Telecommuting Boosts Productivity, but IT Issues Persist: Staples
In addition to security and other IT issues, the survey also found at-home workers need to pay attention to the ergonomics of their home office.Telecommuting programs make for happier employers and employees and reduces absenteeism and stress, according to the second annual telecommuting survey issued by Staples Advantage, the business-to-business division of office supply retail chain Staples. Nearly all (93 percent) surveyed employees agree that telecommuting programs are mutually beneficial, and more than half (53 percent) of business decision makers state telecommuting leads to more productive employees. However, the survey pointed out areas for improvement for companies seeking to maintain high satisfaction and productivity rates with a growing at-home workforce, and found some specific areas of concern. For example, 59 percent of telecommuters do not use their company’s data backup system, putting critical and sensitive information at risk, and 33 percent of employees said dealing with IT issues is one of the most difficult aspects of working from home. The study results suggest employees and employers agree that telecommuting is mutually beneficial, with 75 percent of business decision makers noticing happier employees and 37 percent reporting less absenteeism.

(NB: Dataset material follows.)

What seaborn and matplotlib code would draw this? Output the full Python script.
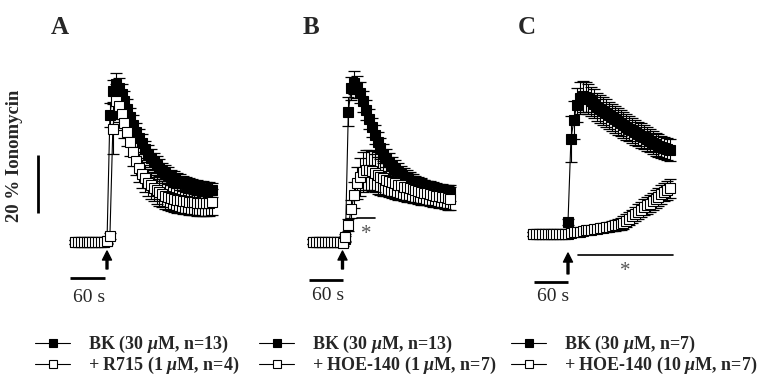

Nearly half (48 percent) of remote workers surveyed said they are less stressed, compared to a 25 percent drop in stress when working from home, as reported in last year's survey.
"Telecommuting can help achieve balance between workplace demands and life obligations, but being successful isn’t as simple as just sending employees home with their laptops," Staples Advantage Senior Vice President Tom Heisroth said in a statement.